═════ Stored data
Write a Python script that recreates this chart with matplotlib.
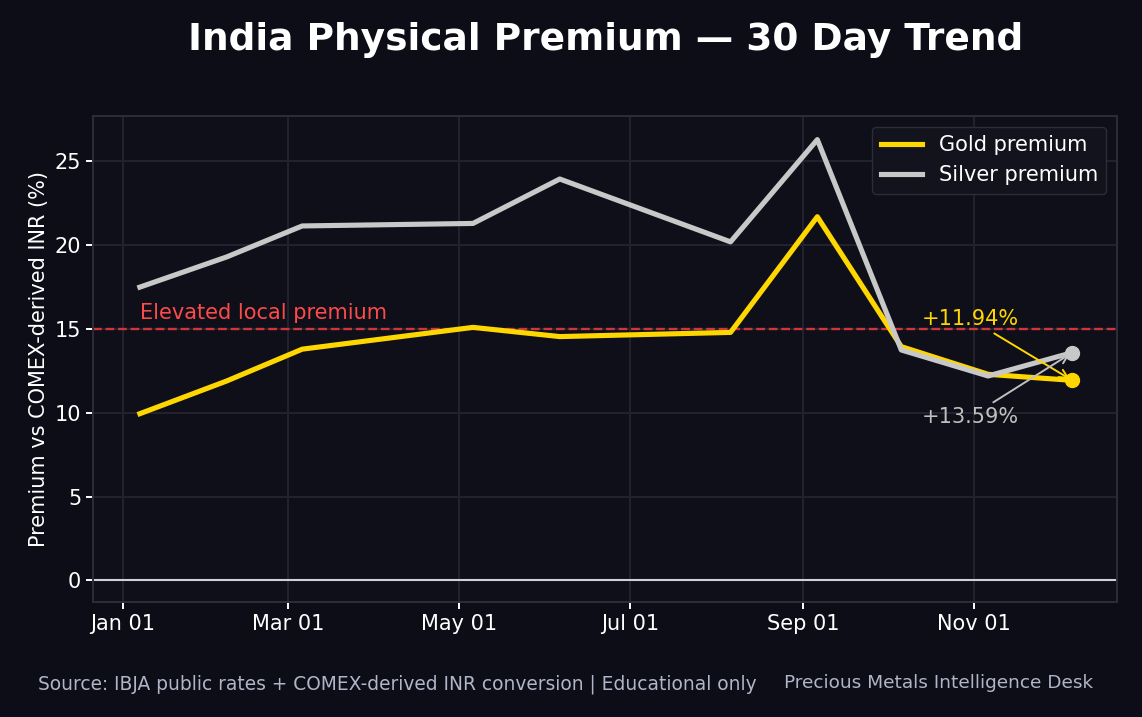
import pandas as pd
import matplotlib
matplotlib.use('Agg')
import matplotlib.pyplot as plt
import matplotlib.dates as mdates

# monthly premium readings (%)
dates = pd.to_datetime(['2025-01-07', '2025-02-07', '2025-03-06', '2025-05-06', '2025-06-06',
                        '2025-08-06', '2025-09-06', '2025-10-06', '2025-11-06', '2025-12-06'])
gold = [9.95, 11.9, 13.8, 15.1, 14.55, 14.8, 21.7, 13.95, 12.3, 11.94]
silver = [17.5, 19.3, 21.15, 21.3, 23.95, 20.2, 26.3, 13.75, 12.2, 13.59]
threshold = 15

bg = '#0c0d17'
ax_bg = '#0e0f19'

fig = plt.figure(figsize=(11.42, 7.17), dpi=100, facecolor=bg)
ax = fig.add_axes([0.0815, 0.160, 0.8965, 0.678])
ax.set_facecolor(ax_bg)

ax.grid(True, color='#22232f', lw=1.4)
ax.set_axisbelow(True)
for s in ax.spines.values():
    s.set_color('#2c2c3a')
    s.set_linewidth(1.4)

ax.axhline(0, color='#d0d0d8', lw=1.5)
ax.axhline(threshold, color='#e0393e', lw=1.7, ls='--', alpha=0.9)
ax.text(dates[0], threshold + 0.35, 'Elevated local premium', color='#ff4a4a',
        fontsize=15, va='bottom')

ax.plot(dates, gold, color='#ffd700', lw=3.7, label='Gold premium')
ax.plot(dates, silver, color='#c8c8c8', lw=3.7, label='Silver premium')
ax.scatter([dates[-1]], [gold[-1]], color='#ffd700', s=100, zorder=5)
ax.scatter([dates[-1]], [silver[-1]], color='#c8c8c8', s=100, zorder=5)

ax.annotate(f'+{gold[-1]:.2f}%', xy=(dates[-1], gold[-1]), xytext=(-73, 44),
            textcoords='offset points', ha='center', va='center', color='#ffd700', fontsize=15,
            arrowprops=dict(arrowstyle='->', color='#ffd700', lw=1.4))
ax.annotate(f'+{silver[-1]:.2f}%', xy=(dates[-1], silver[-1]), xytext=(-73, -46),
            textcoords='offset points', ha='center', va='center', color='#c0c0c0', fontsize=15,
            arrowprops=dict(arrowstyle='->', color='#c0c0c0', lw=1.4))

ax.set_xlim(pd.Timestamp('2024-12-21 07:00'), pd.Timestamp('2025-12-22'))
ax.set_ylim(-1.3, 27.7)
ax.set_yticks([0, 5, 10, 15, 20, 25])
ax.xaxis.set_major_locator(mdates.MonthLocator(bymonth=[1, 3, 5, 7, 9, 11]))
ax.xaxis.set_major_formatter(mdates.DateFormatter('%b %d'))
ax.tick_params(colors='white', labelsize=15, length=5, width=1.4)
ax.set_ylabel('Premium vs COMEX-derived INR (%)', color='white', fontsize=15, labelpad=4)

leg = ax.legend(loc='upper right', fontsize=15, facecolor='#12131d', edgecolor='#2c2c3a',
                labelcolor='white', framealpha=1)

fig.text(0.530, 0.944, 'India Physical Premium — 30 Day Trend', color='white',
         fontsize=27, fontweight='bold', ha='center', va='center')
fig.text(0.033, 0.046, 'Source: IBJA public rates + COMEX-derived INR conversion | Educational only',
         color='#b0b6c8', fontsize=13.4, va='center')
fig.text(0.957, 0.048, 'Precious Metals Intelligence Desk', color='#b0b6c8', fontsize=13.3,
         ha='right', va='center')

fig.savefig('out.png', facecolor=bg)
══════════
═════ Stored data
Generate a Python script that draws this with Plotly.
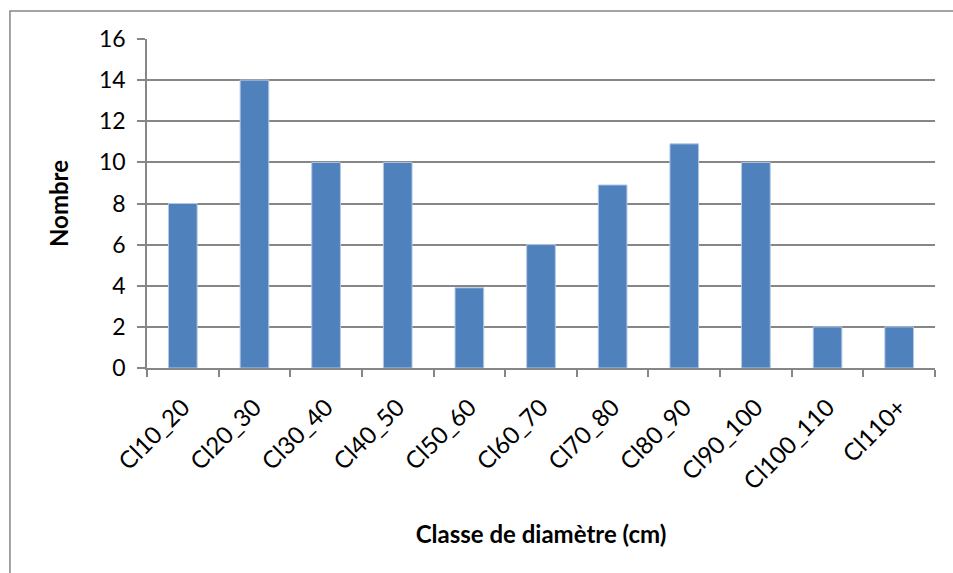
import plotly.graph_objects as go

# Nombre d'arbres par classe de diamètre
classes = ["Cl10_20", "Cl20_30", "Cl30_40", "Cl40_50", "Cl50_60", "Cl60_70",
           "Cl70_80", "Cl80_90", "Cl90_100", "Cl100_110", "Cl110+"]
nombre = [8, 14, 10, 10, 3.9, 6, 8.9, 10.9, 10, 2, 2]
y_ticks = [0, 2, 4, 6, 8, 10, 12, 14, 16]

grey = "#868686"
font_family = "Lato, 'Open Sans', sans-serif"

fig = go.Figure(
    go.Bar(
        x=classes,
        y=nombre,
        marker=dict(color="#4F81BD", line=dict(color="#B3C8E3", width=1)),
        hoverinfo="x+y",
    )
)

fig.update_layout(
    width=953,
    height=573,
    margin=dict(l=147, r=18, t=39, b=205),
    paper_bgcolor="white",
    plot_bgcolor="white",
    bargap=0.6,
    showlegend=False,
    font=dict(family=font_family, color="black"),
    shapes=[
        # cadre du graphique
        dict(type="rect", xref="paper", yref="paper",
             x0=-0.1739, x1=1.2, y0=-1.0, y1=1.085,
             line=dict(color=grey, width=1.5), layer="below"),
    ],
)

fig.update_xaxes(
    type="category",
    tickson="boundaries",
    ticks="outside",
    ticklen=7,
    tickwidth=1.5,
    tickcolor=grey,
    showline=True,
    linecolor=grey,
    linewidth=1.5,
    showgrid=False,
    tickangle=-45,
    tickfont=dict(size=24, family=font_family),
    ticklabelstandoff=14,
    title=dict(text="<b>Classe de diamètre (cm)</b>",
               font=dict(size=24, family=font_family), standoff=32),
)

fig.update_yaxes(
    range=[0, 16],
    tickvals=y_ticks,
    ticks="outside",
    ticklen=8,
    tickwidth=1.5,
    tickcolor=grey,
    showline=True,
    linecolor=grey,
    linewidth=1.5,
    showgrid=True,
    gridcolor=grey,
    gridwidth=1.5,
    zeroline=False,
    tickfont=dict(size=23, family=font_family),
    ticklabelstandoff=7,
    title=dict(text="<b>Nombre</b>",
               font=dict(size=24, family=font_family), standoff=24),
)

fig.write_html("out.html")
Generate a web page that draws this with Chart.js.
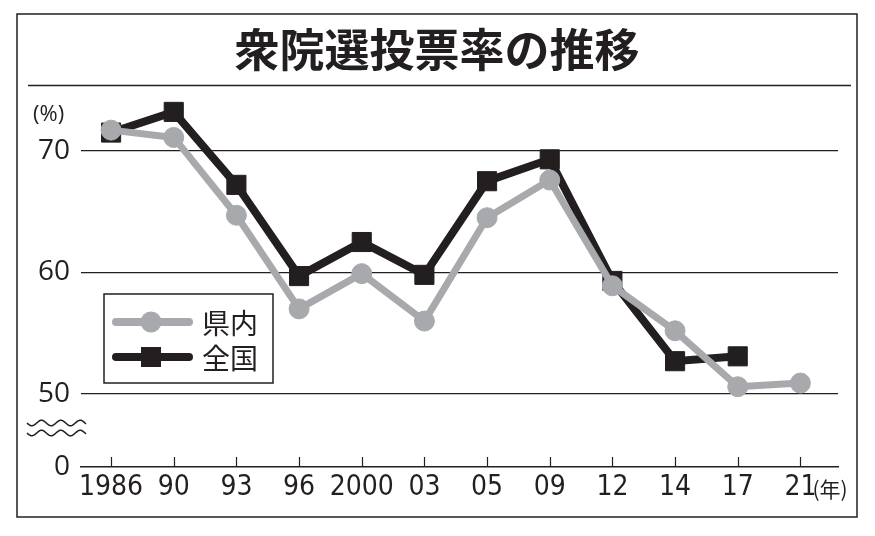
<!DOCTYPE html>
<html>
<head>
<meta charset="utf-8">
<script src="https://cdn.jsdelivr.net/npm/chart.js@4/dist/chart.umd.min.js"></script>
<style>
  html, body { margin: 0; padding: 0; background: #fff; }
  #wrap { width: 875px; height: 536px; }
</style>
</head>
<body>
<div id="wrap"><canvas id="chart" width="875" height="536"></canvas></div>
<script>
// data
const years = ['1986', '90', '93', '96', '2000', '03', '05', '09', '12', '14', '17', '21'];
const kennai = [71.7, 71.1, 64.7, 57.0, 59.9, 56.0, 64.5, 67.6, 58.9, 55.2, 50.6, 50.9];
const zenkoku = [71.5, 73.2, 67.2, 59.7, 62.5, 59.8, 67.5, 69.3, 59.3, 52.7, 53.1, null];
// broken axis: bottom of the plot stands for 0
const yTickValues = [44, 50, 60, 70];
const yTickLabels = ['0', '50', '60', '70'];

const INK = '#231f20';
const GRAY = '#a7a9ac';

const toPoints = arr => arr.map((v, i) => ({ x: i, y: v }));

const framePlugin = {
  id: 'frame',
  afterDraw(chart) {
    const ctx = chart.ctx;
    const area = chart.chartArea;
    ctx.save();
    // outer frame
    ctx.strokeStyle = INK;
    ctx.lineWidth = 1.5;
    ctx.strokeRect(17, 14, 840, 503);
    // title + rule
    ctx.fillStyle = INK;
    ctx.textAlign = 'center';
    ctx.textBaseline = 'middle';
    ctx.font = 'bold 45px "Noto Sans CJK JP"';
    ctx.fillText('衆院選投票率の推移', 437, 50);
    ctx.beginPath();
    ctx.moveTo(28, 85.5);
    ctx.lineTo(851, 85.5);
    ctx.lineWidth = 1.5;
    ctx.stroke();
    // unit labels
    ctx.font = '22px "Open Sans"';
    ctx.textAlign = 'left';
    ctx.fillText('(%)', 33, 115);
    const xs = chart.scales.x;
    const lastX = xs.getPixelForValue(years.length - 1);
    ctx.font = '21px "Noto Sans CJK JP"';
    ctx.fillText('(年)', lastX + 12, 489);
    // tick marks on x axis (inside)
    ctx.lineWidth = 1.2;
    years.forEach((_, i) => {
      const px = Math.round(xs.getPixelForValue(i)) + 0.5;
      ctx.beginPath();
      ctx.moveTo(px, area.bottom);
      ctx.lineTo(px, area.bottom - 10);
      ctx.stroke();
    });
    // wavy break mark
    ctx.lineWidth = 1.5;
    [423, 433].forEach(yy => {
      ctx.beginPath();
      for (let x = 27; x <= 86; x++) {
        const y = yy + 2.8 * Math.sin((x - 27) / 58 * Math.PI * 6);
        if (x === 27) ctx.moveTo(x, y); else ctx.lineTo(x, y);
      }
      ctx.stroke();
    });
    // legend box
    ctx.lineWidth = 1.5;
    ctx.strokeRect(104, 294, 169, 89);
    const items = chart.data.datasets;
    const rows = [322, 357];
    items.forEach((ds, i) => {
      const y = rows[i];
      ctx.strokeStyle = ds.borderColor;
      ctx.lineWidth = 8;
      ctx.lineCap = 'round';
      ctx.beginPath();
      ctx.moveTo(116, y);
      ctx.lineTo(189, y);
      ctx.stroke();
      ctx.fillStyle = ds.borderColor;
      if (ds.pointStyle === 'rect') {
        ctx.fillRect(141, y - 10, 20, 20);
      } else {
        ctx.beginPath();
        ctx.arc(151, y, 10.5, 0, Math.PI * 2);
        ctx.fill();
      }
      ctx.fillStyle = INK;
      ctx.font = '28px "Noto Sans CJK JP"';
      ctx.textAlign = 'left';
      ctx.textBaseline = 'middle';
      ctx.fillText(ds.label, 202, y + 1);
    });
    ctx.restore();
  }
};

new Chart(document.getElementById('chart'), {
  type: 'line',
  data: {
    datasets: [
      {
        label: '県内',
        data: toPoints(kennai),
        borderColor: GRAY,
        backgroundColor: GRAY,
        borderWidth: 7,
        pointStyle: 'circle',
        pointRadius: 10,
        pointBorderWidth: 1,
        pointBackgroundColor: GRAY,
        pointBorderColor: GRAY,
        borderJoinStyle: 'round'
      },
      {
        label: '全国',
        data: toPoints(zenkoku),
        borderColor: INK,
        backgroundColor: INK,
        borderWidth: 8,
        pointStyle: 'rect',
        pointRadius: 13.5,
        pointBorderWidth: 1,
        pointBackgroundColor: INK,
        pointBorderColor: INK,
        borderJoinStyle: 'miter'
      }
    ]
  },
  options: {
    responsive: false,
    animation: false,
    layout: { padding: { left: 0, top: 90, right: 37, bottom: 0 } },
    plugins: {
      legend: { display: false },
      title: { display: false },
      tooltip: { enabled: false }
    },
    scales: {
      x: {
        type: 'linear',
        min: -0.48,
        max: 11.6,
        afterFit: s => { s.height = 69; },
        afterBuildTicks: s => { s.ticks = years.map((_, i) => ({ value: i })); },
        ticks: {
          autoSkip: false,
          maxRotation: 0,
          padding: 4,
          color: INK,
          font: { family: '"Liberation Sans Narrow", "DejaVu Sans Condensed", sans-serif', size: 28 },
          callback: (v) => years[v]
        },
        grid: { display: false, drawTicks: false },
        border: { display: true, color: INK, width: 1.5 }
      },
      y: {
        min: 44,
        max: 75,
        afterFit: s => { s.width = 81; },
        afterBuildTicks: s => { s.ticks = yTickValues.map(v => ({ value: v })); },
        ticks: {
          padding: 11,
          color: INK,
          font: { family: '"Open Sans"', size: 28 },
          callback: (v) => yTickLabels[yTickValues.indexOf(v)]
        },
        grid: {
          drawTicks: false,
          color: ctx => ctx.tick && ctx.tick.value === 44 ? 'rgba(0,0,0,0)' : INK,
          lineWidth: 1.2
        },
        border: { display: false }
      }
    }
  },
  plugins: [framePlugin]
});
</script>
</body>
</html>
══════════
═════ Stored data
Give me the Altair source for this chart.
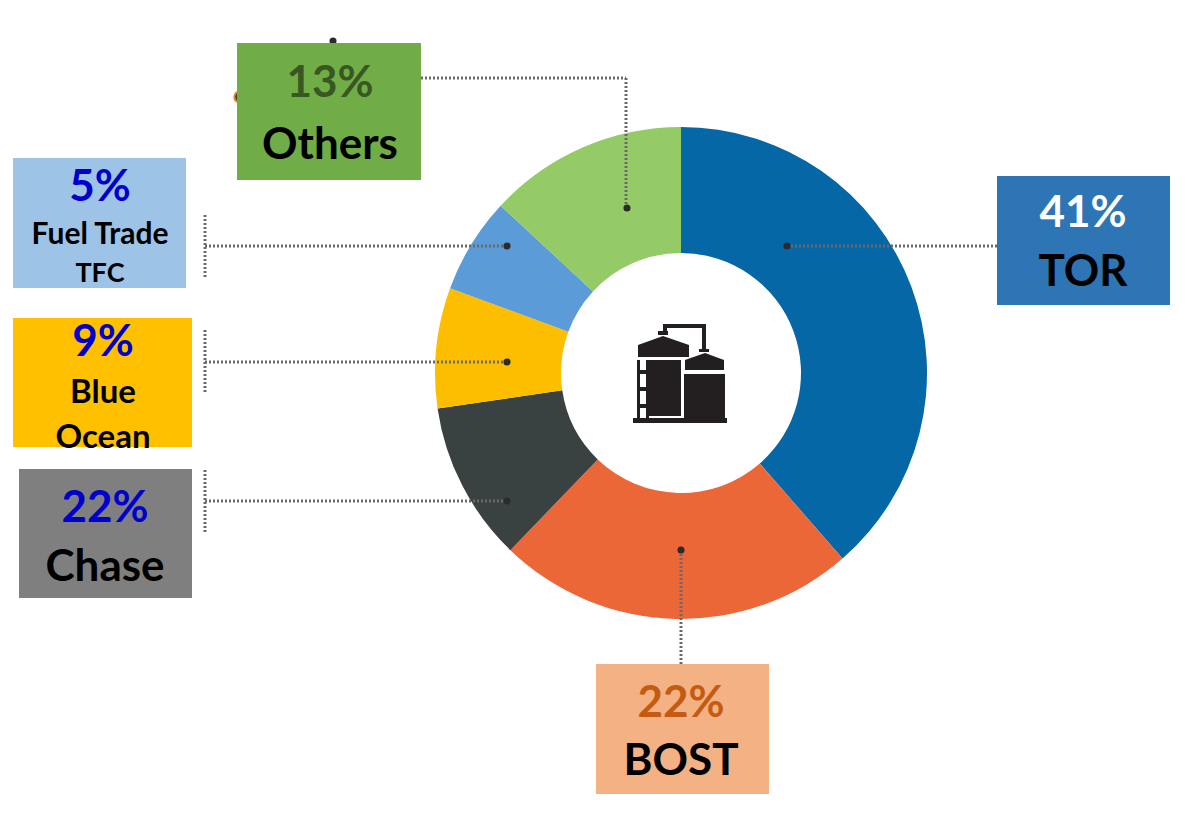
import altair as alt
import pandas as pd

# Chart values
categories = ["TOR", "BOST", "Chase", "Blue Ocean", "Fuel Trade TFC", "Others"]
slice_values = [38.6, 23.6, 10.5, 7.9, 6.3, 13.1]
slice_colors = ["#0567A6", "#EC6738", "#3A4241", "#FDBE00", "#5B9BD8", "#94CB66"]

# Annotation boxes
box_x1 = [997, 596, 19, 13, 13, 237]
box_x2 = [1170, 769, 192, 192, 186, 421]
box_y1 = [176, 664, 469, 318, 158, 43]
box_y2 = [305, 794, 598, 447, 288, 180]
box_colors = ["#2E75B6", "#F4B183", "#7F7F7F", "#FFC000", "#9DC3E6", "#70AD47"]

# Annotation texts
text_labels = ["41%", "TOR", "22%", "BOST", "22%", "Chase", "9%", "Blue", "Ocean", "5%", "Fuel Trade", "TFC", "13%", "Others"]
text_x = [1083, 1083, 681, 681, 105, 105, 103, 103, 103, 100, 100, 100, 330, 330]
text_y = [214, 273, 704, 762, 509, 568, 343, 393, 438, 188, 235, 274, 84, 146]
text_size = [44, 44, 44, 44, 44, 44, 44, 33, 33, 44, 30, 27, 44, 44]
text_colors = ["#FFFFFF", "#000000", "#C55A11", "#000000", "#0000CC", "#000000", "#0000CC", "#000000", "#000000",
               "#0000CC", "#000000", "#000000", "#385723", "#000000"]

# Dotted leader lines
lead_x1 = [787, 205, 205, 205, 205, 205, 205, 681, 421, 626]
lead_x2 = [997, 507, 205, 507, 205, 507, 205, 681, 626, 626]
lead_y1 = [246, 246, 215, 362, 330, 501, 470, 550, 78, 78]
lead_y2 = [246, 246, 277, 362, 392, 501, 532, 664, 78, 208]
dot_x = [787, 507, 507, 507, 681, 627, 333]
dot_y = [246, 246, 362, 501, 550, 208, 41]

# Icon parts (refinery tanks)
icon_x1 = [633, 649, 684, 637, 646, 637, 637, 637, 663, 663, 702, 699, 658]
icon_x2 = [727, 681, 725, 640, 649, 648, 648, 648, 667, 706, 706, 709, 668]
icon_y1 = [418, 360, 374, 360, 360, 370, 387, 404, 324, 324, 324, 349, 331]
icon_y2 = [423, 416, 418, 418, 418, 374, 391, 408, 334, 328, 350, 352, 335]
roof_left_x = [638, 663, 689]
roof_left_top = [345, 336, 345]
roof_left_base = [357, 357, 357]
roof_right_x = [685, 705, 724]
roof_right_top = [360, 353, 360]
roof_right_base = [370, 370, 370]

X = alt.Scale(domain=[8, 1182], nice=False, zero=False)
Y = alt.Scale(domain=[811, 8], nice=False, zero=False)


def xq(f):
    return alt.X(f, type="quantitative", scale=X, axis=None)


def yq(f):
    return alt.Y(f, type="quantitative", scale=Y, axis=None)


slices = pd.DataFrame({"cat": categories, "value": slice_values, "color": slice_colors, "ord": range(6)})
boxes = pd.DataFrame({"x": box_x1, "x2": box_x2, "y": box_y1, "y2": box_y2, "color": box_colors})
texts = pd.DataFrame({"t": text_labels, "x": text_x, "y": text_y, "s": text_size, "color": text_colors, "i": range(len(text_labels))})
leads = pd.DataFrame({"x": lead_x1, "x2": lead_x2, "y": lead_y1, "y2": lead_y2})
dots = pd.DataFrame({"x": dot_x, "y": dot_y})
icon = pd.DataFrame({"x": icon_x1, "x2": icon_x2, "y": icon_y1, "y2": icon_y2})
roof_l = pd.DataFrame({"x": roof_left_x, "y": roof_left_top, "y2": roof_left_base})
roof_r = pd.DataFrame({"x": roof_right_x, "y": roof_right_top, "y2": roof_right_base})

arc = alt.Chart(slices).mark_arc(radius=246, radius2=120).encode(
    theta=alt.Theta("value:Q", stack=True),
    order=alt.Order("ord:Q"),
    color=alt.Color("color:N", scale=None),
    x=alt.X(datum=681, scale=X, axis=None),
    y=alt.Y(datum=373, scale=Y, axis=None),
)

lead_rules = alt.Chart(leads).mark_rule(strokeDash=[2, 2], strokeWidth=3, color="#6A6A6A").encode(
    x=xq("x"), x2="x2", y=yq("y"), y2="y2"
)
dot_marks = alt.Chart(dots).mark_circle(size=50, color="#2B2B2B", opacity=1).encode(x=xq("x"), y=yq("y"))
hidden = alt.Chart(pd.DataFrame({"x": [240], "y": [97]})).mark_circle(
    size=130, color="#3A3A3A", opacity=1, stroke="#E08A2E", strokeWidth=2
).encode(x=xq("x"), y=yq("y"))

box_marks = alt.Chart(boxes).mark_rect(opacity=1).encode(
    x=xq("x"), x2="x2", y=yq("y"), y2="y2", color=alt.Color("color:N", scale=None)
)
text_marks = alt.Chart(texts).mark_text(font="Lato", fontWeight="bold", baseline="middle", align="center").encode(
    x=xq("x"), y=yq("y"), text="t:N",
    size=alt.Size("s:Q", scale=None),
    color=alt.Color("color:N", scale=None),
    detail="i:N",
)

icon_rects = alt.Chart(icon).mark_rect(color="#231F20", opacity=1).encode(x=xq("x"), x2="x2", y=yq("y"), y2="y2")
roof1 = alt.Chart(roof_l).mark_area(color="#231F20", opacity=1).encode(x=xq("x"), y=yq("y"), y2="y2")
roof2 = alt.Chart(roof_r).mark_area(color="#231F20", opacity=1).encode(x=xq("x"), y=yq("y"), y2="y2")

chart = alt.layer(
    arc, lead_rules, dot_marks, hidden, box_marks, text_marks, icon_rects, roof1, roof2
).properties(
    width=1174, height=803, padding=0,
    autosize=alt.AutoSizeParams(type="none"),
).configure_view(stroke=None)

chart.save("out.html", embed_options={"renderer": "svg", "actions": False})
══════════
Aim of the task = Copy out only the lines from the one containing "Write a Python" through the one containing "ax_bg = '#0e0f19'", exactly, with both ends. Any picture is left out.

Written response =
Write a Python script that recreates this chart with matplotlib.
import pandas as pd
import matplotlib
matplotlib.use('Agg')
import matplotlib.pyplot as plt
import matplotlib.dates as mdates

# monthly premium readings (%)
dates = pd.to_datetime(['2025-01-07', '2025-02-07', '2025-03-06', '2025-05-06', '2025-06-06',
                        '2025-08-06', '2025-09-06', '2025-10-06', '2025-11-06', '2025-12-06'])
gold = [9.95, 11.9, 13.8, 15.1, 14.55, 14.8, 21.7, 13.95, 12.3, 11.94]
silver = [17.5, 19.3, 21.15, 21.3, 23.95, 20.2, 26.3, 13.75, 12.2, 13.59]
threshold = 15

bg = '#0c0d17'
ax_bg = '#0e0f19'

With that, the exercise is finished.